ET: How is the language taught today? Is it taught in schools or mostly at home?

EPY: It’s still being spoken at home quite a bit. If you travel across the reservation, you can hear parents speaking to their children, elders speaking to children, and you hear children speaking past as well. It’s taught in the schools quite extensively across the reservation.

The youth themselves are creating a new dialect, which is pleasing. A dying language is one that stays completely the same. A language that is still alive is constantly changing, so that’s encouraging.

ET: How many Navajo people live on or off the reservation?

EPY: More people are moving off the reservation for economic reasons.

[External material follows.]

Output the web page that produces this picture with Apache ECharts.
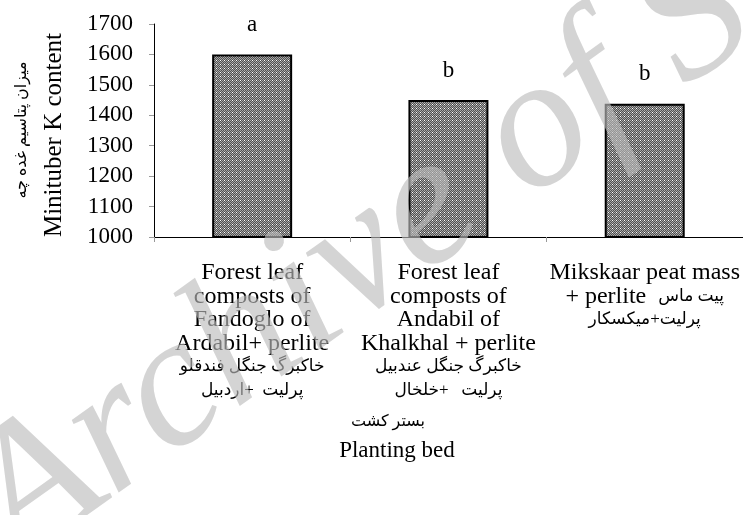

They’ve applied for jobs and they’ve been told, “Sorry, you don’t speak Navajo. You’re highly qualified, but we’re going to hire this less qualified person [because they speak Navajo], so sorry.” I’ve taught twenty-four years. The youth want to come back, but they go back to the university to work on a master’s degree because they were not wanted on their own reservation because they couldn’t speak. We’re really doing a disservice to ourselves, to our wholeness as a people, and to our own economic system. We chase the youth away just for the sake of understanding. I feel for Mr. Deschene, but on the other hand I feel for the elders who have that expectation that he needs to communicate with us. Because they are the majority of the voters.

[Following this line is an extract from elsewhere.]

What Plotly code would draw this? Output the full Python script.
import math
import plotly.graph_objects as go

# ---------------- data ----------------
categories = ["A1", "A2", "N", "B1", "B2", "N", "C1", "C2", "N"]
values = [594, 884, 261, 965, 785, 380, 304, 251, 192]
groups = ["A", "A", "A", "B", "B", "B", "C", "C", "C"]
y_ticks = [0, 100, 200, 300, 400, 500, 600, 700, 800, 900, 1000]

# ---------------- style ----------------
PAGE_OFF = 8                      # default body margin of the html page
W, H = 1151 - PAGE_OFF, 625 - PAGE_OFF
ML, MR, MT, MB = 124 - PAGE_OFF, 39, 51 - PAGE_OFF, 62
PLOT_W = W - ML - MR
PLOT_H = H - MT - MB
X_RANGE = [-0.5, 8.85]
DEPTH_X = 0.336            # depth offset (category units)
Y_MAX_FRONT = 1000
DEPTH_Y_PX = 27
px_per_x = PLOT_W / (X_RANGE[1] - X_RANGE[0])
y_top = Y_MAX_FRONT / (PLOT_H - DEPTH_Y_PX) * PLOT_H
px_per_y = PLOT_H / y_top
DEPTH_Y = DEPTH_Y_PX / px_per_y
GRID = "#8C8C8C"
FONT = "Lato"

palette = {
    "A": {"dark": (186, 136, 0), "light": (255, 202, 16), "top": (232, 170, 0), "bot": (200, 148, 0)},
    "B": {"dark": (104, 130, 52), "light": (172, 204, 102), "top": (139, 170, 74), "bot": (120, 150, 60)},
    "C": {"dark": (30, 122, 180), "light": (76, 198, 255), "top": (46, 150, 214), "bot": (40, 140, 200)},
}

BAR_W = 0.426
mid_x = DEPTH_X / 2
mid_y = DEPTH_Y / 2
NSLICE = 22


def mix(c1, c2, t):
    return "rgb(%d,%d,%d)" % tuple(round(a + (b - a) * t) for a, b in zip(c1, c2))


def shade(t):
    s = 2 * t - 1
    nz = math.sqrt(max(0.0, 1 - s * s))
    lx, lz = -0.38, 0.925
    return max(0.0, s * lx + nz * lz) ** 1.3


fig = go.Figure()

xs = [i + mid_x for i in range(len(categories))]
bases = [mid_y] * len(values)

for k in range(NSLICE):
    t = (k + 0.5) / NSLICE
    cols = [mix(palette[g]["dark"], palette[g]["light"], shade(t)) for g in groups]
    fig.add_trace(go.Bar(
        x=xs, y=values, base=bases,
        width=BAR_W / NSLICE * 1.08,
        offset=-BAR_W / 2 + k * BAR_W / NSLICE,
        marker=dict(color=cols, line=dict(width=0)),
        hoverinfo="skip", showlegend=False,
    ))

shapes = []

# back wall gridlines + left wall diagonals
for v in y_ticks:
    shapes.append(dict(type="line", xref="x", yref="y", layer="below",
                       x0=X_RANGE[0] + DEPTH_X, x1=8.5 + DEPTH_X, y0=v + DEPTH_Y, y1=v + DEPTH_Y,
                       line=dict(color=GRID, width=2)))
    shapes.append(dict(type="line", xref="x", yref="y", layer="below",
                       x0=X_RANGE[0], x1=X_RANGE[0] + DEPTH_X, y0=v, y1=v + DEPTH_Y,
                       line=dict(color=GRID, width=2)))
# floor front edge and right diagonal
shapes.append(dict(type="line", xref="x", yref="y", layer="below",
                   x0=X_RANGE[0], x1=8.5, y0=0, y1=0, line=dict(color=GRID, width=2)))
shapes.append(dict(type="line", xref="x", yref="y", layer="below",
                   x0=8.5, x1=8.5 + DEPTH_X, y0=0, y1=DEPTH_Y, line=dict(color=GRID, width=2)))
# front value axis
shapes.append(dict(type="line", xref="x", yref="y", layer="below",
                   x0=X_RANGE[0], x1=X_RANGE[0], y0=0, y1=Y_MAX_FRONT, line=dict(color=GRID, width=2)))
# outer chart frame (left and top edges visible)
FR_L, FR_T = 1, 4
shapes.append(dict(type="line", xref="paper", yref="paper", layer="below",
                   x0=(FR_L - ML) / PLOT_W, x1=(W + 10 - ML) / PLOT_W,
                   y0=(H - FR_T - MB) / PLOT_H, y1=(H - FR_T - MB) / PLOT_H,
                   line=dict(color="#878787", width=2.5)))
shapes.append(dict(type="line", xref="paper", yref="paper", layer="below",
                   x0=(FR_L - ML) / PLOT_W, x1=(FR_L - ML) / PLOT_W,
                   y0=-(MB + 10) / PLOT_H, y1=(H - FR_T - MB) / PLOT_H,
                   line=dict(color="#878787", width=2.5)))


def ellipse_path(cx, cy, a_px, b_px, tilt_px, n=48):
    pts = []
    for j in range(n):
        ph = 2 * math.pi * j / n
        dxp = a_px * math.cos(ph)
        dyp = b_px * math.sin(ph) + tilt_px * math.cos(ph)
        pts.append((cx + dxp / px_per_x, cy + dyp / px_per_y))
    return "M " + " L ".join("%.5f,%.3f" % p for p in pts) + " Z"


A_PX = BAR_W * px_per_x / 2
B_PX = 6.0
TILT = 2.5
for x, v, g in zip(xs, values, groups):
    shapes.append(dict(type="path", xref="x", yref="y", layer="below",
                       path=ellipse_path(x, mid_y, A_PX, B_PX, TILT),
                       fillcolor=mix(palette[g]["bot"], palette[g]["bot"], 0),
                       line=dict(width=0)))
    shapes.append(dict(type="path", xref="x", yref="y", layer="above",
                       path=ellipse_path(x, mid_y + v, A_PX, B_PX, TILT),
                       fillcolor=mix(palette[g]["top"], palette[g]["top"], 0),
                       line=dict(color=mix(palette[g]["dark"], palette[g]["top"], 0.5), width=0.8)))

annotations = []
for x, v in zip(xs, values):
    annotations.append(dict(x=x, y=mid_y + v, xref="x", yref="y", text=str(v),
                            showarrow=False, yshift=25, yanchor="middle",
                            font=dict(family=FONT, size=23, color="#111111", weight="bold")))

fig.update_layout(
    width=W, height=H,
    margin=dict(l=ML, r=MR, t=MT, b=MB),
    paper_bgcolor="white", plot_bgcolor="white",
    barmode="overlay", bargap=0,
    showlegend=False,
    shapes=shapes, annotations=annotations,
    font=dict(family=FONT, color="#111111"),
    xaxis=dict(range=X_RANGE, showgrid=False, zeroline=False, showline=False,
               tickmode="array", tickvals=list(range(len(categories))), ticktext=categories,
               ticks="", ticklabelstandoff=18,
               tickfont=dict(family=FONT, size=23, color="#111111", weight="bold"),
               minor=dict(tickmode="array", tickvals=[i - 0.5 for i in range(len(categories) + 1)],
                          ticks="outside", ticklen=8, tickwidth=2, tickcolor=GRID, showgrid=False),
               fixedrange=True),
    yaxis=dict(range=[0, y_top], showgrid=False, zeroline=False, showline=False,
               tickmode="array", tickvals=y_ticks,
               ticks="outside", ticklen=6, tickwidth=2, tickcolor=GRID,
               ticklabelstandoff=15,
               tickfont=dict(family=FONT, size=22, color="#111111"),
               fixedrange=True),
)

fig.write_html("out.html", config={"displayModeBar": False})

The median age was 21 in the 2000 Census, I believe.3 We are an extremely young nation. The people who brought about this dispute are discriminating against the majority of the population, and that’s scary. The language needs to be protected, but it shouldn’t be used to discriminate against people. 

This interview has been edited and condensed.

  1. Dr. Parsons-Yazzie helped design one of the language tests used on the reservation.

  2. The two issues were changing the nation's name from Navajo to Dine, and bringing casinos to the reservation.

  3. In fact, in the 2010 Census, the median age was 28.